Каждое изменение в Москве для меня было болью. Я переживал появление Калининского проспекта, Дворца съездов, гостиницы «Россия»– сейчас как-то привык, эти маленькие церквушки у гостиницы, как-то все это органически слилось, во всяком случае, в душе. Никак не могу привыкнуть к тому, что застроили проход, восстановив церкви на Красной площади, – слишком привык, что было два входа. Безумно счастлив, лично счастлив храму Христа Спасителя – как же он на месте, как он организует пространство, как его не хватало! Мне даже показалось, что он был как вышибленный зуб, и его поставили на место. И улыбка Москвы теперь стопроцентная.
Александр Минкин
Таганка
И гуляли от рубля!
ВысоцкийИздатели предложили написать про какой-нибудь район Москвы.
– Можно Таганку?
– Конечно.
Отлично! Поехали. Посмотрите на лево: улица Александра Солженицына, а на самом деле Большая Коммунистическая. И если десятки лет ходил по ней, и бегал, и катался на велосипеде, то не смотришь на табличку, ты ж не турист.
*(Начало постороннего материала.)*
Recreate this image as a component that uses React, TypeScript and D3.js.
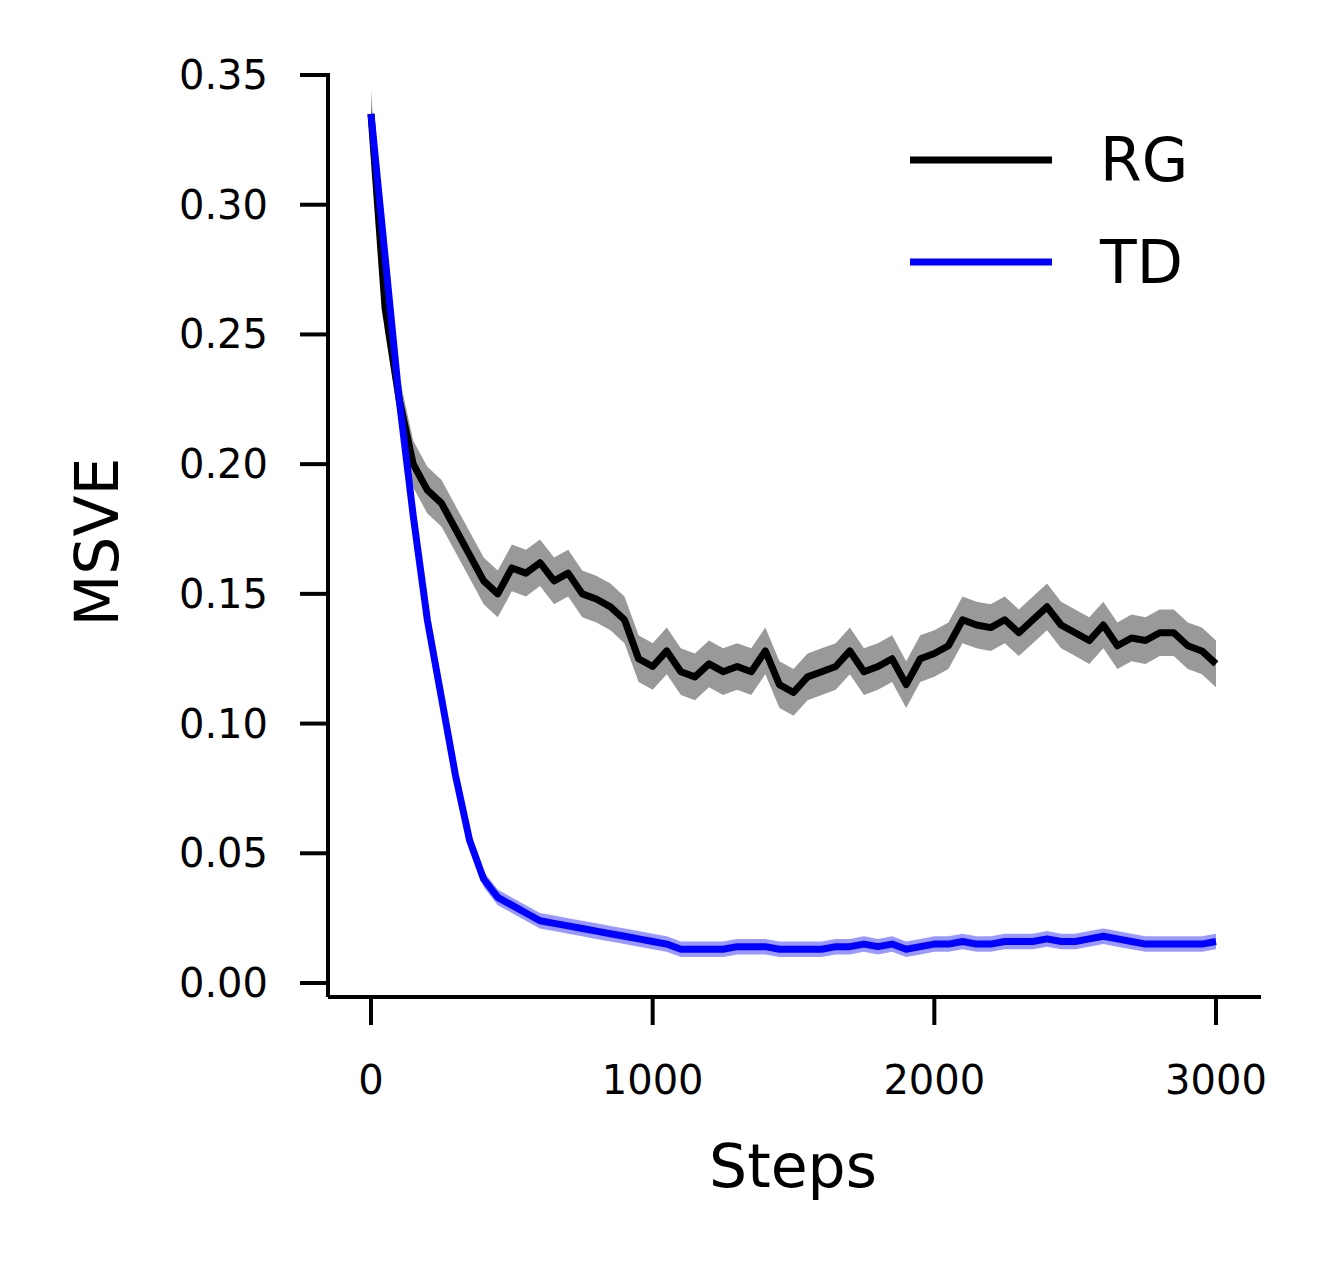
import React from 'react';
import * as d3 from 'd3';

const steps = d3.range(0, 3001, 50);
const rgValues = [0.335, 0.26, 0.225, 0.2, 0.19, 0.185, 0.175, 0.165, 0.155, 0.15, 0.16, 0.158, 0.162, 0.155, 0.158, 0.15, 0.148, 0.145, 0.14, 0.125, 0.122, 0.128, 0.12, 0.118, 0.123, 0.12, 0.122, 0.12, 0.128, 0.115, 0.112, 0.118, 0.12, 0.122, 0.128, 0.12, 0.122, 0.125, 0.115, 0.125, 0.127, 0.13, 0.14, 0.138, 0.137, 0.14, 0.135, 0.14, 0.145, 0.138, 0.135, 0.132, 0.138, 0.13, 0.133, 0.132, 0.135, 0.135, 0.13, 0.128, 0.123];
const tdValues = [0.335, 0.28, 0.225, 0.18, 0.14, 0.11, 0.08, 0.055, 0.04, 0.033, 0.03, 0.027, 0.024, 0.023, 0.022, 0.021, 0.02, 0.019, 0.018, 0.017, 0.016, 0.015, 0.013, 0.013, 0.013, 0.013, 0.014, 0.014, 0.014, 0.013, 0.013, 0.013, 0.013, 0.014, 0.014, 0.015, 0.014, 0.015, 0.013, 0.014, 0.015, 0.015, 0.016, 0.015, 0.015, 0.016, 0.016, 0.016, 0.017, 0.016, 0.016, 0.017, 0.018, 0.017, 0.016, 0.015, 0.015, 0.015, 0.015, 0.015, 0.016];
const rgErr = 0.009;
const tdErr = 0.003;
const xTicks = [0, 1000, 2000, 3000];
const yTicks = [0, 0.05, 0.1, 0.15, 0.2, 0.25, 0.3, 0.35];

const series = [
  { name: 'RG', values: rgValues, err: rgErr, color: '#000', band: 'rgba(0,0,0,0.4)' },
  { name: 'TD', values: tdValues, err: tdErr, color: '#0000ff', band: 'rgba(0,0,255,0.4)' },
];

export default function App() {
  const x = d3.scaleLinear().domain([0, 3000]).range([371, 1216]);
  const y = d3.scaleLinear().domain([0, 0.35]).range([983, 75]);
  const font = 'DejaVu Sans, sans-serif';

  return (
    <svg width={1340} height={1263} style={{ position: 'absolute', left: 0, top: 0 }} fontFamily={font}>
      <rect width={1340} height={1263} fill="#fff" />
      {series.map((s) => {
        const area = d3.area<number>()
          .x((_, i) => x(steps[i]))
          .y0((d) => y(d - s.err))
          .y1((d) => y(d + s.err));
        const line = d3.line<number>().x((_, i) => x(steps[i])).y((d) => y(d));
        return (
          <g key={s.name}>
            <path d={area(s.values) || ''} fill={s.band} />
            <path d={line(s.values) || ''} fill="none" stroke={s.color} strokeWidth={7} strokeLinejoin="round" />
          </g>
        );
      })}
      <line x1={328} x2={328} y1={73} y2={997} stroke="#000" strokeWidth={4} />
      <line x1={328} x2={1261} y1={997} y2={997} stroke="#000" strokeWidth={4} />
      {yTicks.map((t) => (
        <g key={t}>
          <line x1={300} x2={328} y1={y(t)} y2={y(t)} stroke="#000" strokeWidth={4} />
          <text x={268} y={y(t)} dy="0.35em" textAnchor="end" fontSize={40}>{t.toFixed(2)}</text>
        </g>
      ))}
      {xTicks.map((t) => (
        <g key={t}>
          <line x1={x(t)} x2={x(t)} y1={997} y2={1025} stroke="#000" strokeWidth={4} />
          <text x={x(t)} y={1094} textAnchor="middle" fontSize={40}>{t}</text>
        </g>
      ))}
      <text x={793} y={1187} textAnchor="middle" fontSize={60}>Steps</text>
      <text transform="translate(118,542) rotate(-90)" textAnchor="middle" fontSize={60}>MSVE</text>
      {series.map((s, i) => (
        <g key={s.name}>
          <line x1={910} x2={1052} y1={160 + i * 102} y2={160 + i * 102} stroke={s.color} strokeWidth={7} />
          <text x={1100} y={160 + i * 102} dy="0.35em" fontSize={60}>{s.name}</text>
        </g>
      ))}
    </svg>
  );
}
Ты просто знаешь: это Большая Коммунистическая, а посредине – храм Святого Мартина Исповедника, всегда запертый мрачный склад запрещенной литературы, спецхран. Может, теперь там молятся…
Посмотрите направо: Таганская улица – от Таганской площади до Абельмановской заставы. Таганку мой дядя и его друзья-хулиганы называли «дистанция пять по сто», такая эстафета вроде бы. Потому что на Таганке было пять киосков, где водку продавали в разлив, на закуску сушка. Пробежал дистанцию пять по сто – и начинается прекрасный романтичный вечер с непредсказуемыми незнакомками и вполне предсказуемой дракой…
Теперь Таганка – трезвенница, даже пива не выпьешь. Можно, конечно, купить бутылку или – прогресс! – банку, можно зайти в какое-нибудь заведение, но просто так – стоя на улице, из кружки – нет.
Нет, изображать обычный путеводитель неохота. «Посмотрите направо», «посмотрите налево». Там, конечно, и Театр на Таганке, старое здание и новое. На Таганке была тюрьма, давно снесли, но она осталась в прекрасной песне:
Таганка, все ночи, полные огня,
Таганка, зачем сгубила ты меня.
Таганка, я твой последний арестант.
Погибли юность и талант
В стенах твоих.
И стало понятно, что гораздо интереснее писать путеводитель не в пространстве, а во времени.
Во дворах Таганки появлялись замечательные люди: старьевщик, стекольщик, точильщик.
Этих профессий больше нет. Этих людей нет. А ведь это были уникумы – частники в стране победившего социализма. Он всех победил, кроме старьевщика, стекольщика, точильщика. «Частник» стал ругательным словом.